We have a strong brand that evokes passion, which is evidenced by our active Facebook fans and Twitter followers. We plan to continue to support the Mix 1 brand by engaging in traditional and digital advertising, promotions, in-store sampling and displays, contests and other exciting outreach and events. While our marketing budget is modest in 2014, we recognize the requirement for lifestyle beverage brands to spend on customer engagement, and we have included this expense in our financial projections. 
 
 
5

 
 
Mix1’s mission:

“Create products with natural, high-quality ingredients that are truly functional. We believe natural products are better than artificial ones and are the key to leading a healthy balanced life. As a company we want to improve people’s lives by promoting active lifestyles and overall health. These beliefs are what lead to creating Mix1. Never again should you need to miss getting the necessary nutrients because you were too busy to eat.

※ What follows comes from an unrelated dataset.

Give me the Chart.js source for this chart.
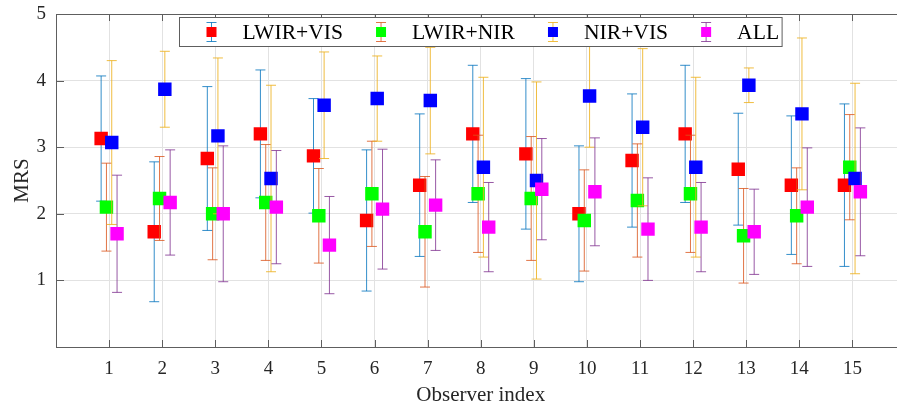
<!DOCTYPE html>
<html>
<head>
<meta charset="utf-8">
<script src="https://cdn.jsdelivr.net/npm/chart.js@4/dist/chart.umd.min.js"></script>
<style>
  html, body { margin: 0; padding: 0; background: #fff; overflow: hidden; }
  #wrap { width: 897px; height: 412px; overflow: hidden; }
  canvas { display: block; }
</style>
</head>
<body>
<!-- the axes box runs past the right edge of the picture, as in the original figure -->
<div id="wrap"><canvas id="chart" width="915" height="412"></canvas></div>
<script>
const observers = [1, 2, 3, 4, 5, 6, 7, 8, 9, 10, 11, 12, 13, 14, 15];
const yTicks = [1, 2, 3, 4, 5];
const seriesNames = ["LWIR+VIS", "LWIR+NIR", "NIR+VIS", "ALL"];

const lwirVisMean = [3.13, 1.73, 2.83, 3.2, 2.87, 1.9, 2.43, 3.2, 2.9, 2.0, 2.8, 3.2, 2.67, 2.43, 2.43];
const lwirVisStd = [0.94, 1.05, 1.08, 0.96, 0.86, 1.06, 1.07, 1.03, 1.13, 1.02, 1.0, 1.03, 0.84, 1.04, 1.22];

const lwirNirMean = [2.1, 2.23, 2.0, 2.17, 1.97, 2.3, 1.73, 2.3, 2.23, 1.9, 2.2, 2.3, 1.67, 1.97, 2.7];
const lwirNirStd = [0.66, 0.63, 0.69, 0.87, 0.71, 0.79, 0.83, 0.88, 0.93, 0.76, 0.85, 0.88, 0.71, 0.72, 0.79];

const nirVisMean = [3.07, 3.87, 3.17, 2.53, 3.63, 3.73, 3.7, 2.7, 2.5, 3.77, 3.3, 2.7, 3.93, 3.5, 2.53];
const nirVisStd = [1.23, 0.57, 1.17, 1.4, 0.8, 0.64, 0.8, 1.35, 1.48, 0.77, 1.18, 1.35, 0.26, 1.14, 1.43];

const allMean = [1.7, 2.17, 2.0, 2.1, 1.53, 2.07, 2.13, 1.8, 2.37, 2.33, 1.77, 1.8, 1.73, 2.1, 2.33];
const allStd = [0.88, 0.79, 1.02, 0.85, 0.73, 0.9, 0.68, 0.67, 0.76, 0.81, 0.77, 0.67, 0.64, 0.89, 0.96];

const means = [lwirVisMean, lwirNirMean, nirVisMean, allMean];
const stds = [lwirVisStd, lwirNirStd, nirVisStd, allStd];

// styling
const offsets = [-0.15, -0.05, 0.05, 0.15];
const markerColors = ["#ff0000", "#00ff00", "#0000ff", "#ff00ff"];
const errColors = ["rgba(0,114,189,0.8)", "rgba(217,83,25,0.8)", "rgba(237,177,32,0.85)", "rgba(126,47,142,0.8)"];
const serif = "'Liberation Serif', 'Times New Roman', serif";
const textColor = "#262626";
const axisColor = "#5e5e5e";

const errorBars = {
  id: "errorBars",
  beforeDatasetDraw(chart, args) {
    const i = args.index;
    const ctx = chart.ctx;
    const xs = chart.scales.x;
    const ys = chart.scales.y;
    ctx.save();
    ctx.strokeStyle = errColors[i];
    ctx.lineWidth = 1;
    observers.forEach((o, j) => {
      const x = xs.getPixelForValue(o + offsets[i]);
      const yt = ys.getPixelForValue(means[i][j] + stds[i][j]);
      const yb = ys.getPixelForValue(means[i][j] - stds[i][j]);
      ctx.beginPath();
      ctx.moveTo(x, yt);
      ctx.lineTo(x, yb);
      ctx.moveTo(x - 5, yt);
      ctx.lineTo(x + 5, yt);
      ctx.moveTo(x - 5, yb);
      ctx.lineTo(x + 5, yb);
      ctx.stroke();
    });
    ctx.restore();
  }
};

const frame = {
  id: "frame",
  beforeDatasetsDraw(chart) {
    const ctx = chart.ctx;
    const a = chart.chartArea;
    const xs = chart.scales.x;
    const ys = chart.scales.y;
    ctx.save();
    ctx.strokeStyle = axisColor;
    ctx.lineWidth = 1;
    ctx.beginPath();
    ctx.moveTo(a.left, a.top + 0.5);
    ctx.lineTo(a.right, a.top + 0.5);
    observers.forEach((o) => {
      const x = Math.round(xs.getPixelForValue(o)) + 0.5;
      ctx.moveTo(x, a.bottom);
      ctx.lineTo(x, a.bottom - 7);
      ctx.moveTo(x, a.top);
      ctx.lineTo(x, a.top + 7);
    });
    yTicks.forEach((v) => {
      const y = Math.round(ys.getPixelForValue(v)) + 0.5;
      ctx.moveTo(a.left, y);
      ctx.lineTo(a.left + 8, y);
    });
    ctx.stroke();
    ctx.restore();
  }
};

const legendBox = {
  id: "legendBox",
  afterDraw(chart) {
    const ctx = chart.ctx;
    const a = chart.chartArea;
    const xs = chart.scales.x;
    ctx.save();
    ctx.font = "21.6px " + serif;
    const widths = seriesNames.map((n) => ctx.measureText(n).width);
    const padL = 32, iconGap = 31, entryGap = 38, padR = 3;
    let total = padL + padR;
    widths.forEach((w, i) => {
      total += iconGap + w + (i < widths.length - 1 ? entryGap : 0);
    });
    const h = 29;
    // legend is centred on the middle of the axes box (x = 8)
    const left = Math.round(xs.getPixelForValue(8) - total / 2) + 0.5;
    const top = a.top + 3.5;
    ctx.fillStyle = "#fff";
    ctx.fillRect(left, top, total, h);
    ctx.strokeStyle = axisColor;
    ctx.lineWidth = 1;
    ctx.strokeRect(left, top, total, h);
    const cy = top + h / 2;
    let x = left + padL;
    seriesNames.forEach((name, i) => {
      ctx.strokeStyle = errColors[i];
      ctx.beginPath();
      ctx.moveTo(x, cy - 9.5);
      ctx.lineTo(x, cy + 9.5);
      ctx.moveTo(x - 5, cy - 9.5);
      ctx.lineTo(x + 5, cy - 9.5);
      ctx.moveTo(x - 5, cy + 9.5);
      ctx.lineTo(x + 5, cy + 9.5);
      ctx.stroke();
      ctx.fillStyle = markerColors[i];
      ctx.fillRect(x - 5, cy - 5, 10, 10);
      ctx.fillStyle = "#000";
      ctx.textBaseline = "middle";
      ctx.textAlign = "left";
      ctx.fillText(name, x + iconGap, cy + 1);
      x += iconGap + widths[i] + entryGap;
    });
    ctx.restore();
  }
};

const datasets = seriesNames.map((name, i) => ({
  label: name,
  data: observers.map((o, j) => ({ x: o + offsets[i], y: means[i][j] })),
  backgroundColor: markerColors[i],
  borderColor: markerColors[i],
  pointStyle: "rect",
  pointRadius: 9.5,
  pointBorderWidth: 0,
  showLine: false,
  order: seriesNames.length - i
}));

new Chart(document.getElementById("chart"), {
  type: "scatter",
  data: { datasets },
  options: {
    responsive: false,
    animation: false,
    events: [],
    layout: { padding: { top: 14, left: 0, right: 0, bottom: 0 } },
    plugins: {
      legend: { display: false },
      tooltip: { enabled: false }
    },
    scales: {
      x: {
        type: "linear",
        min: 0,
        max: 16,
        afterBuildTicks: (s) => { s.ticks = observers.map((v) => ({ value: v })); },
        afterFit: (s) => { s.height = 65; },
        grid: { color: "#e2e2e2", lineWidth: 1, drawTicks: false },
        border: { display: true, color: axisColor, width: 1 },
        ticks: { autoSkip: false, maxRotation: 0, padding: 11, color: textColor, font: { family: serif, size: 19 } },
        title: { display: true, text: "Observer index", color: textColor, font: { family: serif, size: 21 }, padding: { top: 4, bottom: 4 } }
      },
      y: {
        type: "linear",
        min: 0,
        max: 5,
        afterBuildTicks: (s) => { s.ticks = yTicks.map((v) => ({ value: v })); },
        afterFit: (s) => { s.width = 56; s.paddingTop = 0; s.paddingBottom = 0; },
        grid: { color: "#e2e2e2", lineWidth: 1, drawTicks: false },
        border: { display: true, color: axisColor, width: 1 },
        ticks: { padding: 10, color: textColor, font: { family: serif, size: 19 } },
        title: { display: true, text: "MRS", color: textColor, font: { family: serif, size: 21 }, padding: { top: 10, bottom: 4 } }
      }
    }
  },
  plugins: [errorBars, frame, legendBox]
});
</script>
</body>
</html>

We strive to help you make healthy choices during your busy day in order to help you feel your best not only today, but every day.”
 
RESULTS OF OPERATIONS
 
THREE MONTH PERIOD ENDED NOVEMBER 30, 2013 COMPARED TO THE THREE MONTH PERIOD ENDED NOVEMBER 30, 2012.

Operating and Net Loss

THREE and SIX MONTH PERIOD ENDED February 28, 2014 COMPARED TO THE THREE and SIX MONTH PERIOD ENDED February 29, 2013.Our net loss for the three and six month periods ended February 28, 2014 were $878,247 and $1,176,066 respectively compared to a net loss of $1,295 and $14,100 respectively during the three and six month periods ended February 28, 2013. The Company did not generate any revenue.

During the three and six month periods ended February 28, 2014, we incurred general and administrative expenses of $475,851 and $773,670 respectively compared to $1,295 and $14,100 respectively incurred during the three and six month periods ended February 28, 2013. The expenses incurred during the six month period ended February 28, 2014 consisted of noncash expenses for services of $194,780, noncash expenses for corporate payroll $114,000, professional fees of 52,927 compared to $8,600 of professional fees for the six month period ended February 28, 2013.

The weighted average number of shares outstanding was 39,541,351 and 39,426,873, respectively for the three and six month periods ended February 28, 2014 and 29,310,000 for February 29, 2013.
 
Financial Condition

As of February 28, 2014, our total assets were $20,284,235 as compared to $19,880,000 as of August 31, 2013, and our total liabilities as of February 28, 2014 were $630,013 as compared to $32,771 as of August 31, 2013.

As of February 28, 2014 the Company’s cash balance was $354,377 compared to $0.00 as August 31, 2013.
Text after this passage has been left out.